Saudi Arabia, in its post-WTO era, will have to dismantle its agricultural subsidies by 13.3 per cent over a 10-year period, according to a report.
Saudi Arabia has committed to reduce its aggregate measures of support for agriculture under a long-term plan to minimise any adverse impact on the agricultural sector, said Samba Financial Group chief economist Brad Bourland.
The Sixth WTO Ministerial Conference to be held in Hong Kong from tomorrow (December 13 to 18) is deemed vital for enabling the four-year-old Doha Development Agenda negotiations to move forward sufficiently to conclude next year, said the report.
The Kingdom has already concluded bilateral market-access negotiations with all interested WTO members. The general council formally concluded negotiations with Saudi Arabia on November 11 on the terms of the country’s membership to the WTO.
The tariff protection for local industry, according to Bourland, will be reduced from 20 to 15 percent, effective Sunday. He said the phased tariff reduction for the agricultural sector should not create much of a problem for the industry.
Industry sources point out that the Kingdom has a list of 938 locally manufactured products that enjoy tariff protection. The government committed two years ago to shorten the list by almost half by the end of 2005. However, with 2006 approaching, this has not yet happened and the protective barrier continues across a broad spectrum of industrial and consumer products, said the Arab News report.
In this context, financial consultant Motasher Al-Murshed said that the government should set up an experts panel from various sectors to steer the national economy through the challenges looming ahead. “We have to rethink the national strategy and make sure that the government’s privatisation programme does not create a situation whereby it loses its competitive advantage.”
Al-Murshed said that while the privatisation programme is good for the national economy, the Kingdom’s strategy should be to open up the sectors rather than pull out of them altogether. He identified the telecom, petrochemicals and the oil and gas sectors as areas where the government should maintain its presence while allowing private-sector participation at the same time. However, air transportation, railroad and seaports could be privatized under a phased plan, he added.

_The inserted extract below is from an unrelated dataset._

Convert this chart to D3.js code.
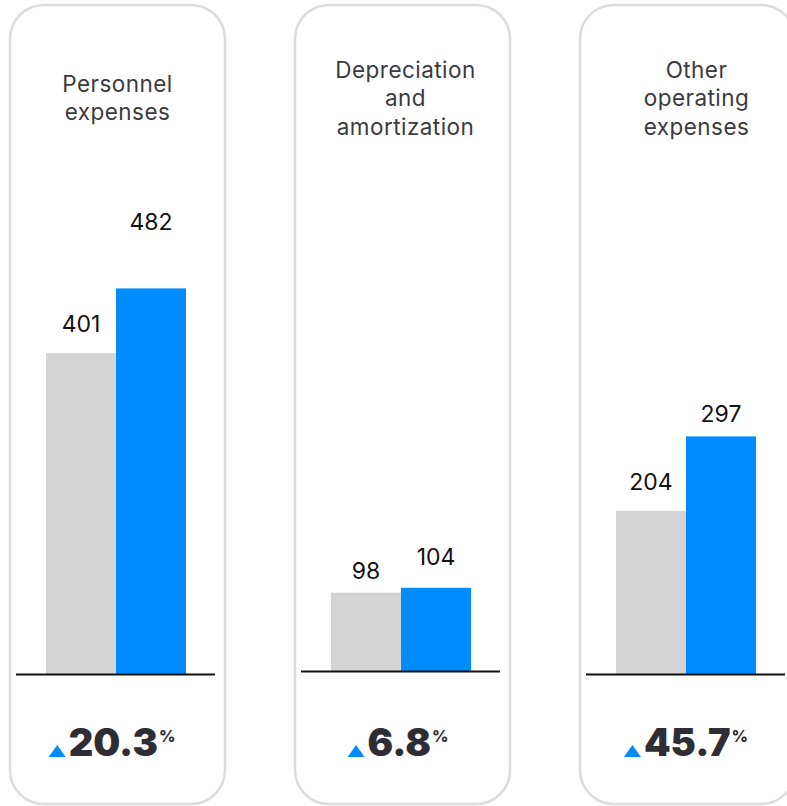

Such an approach would allow the government to hold on to its competitive advantage and promote diversification of the economy away from oil. “Oil is not a dependable source of national income, since oil prices keep fluctuating. If the government withdraws from highly lucrative sectors like telecommunications, oil and gas, it could create serious problems,” Al-Murshed said, adding that various western governments have adopted a similar policy of maintaining their economic presence in key sectors, added the report.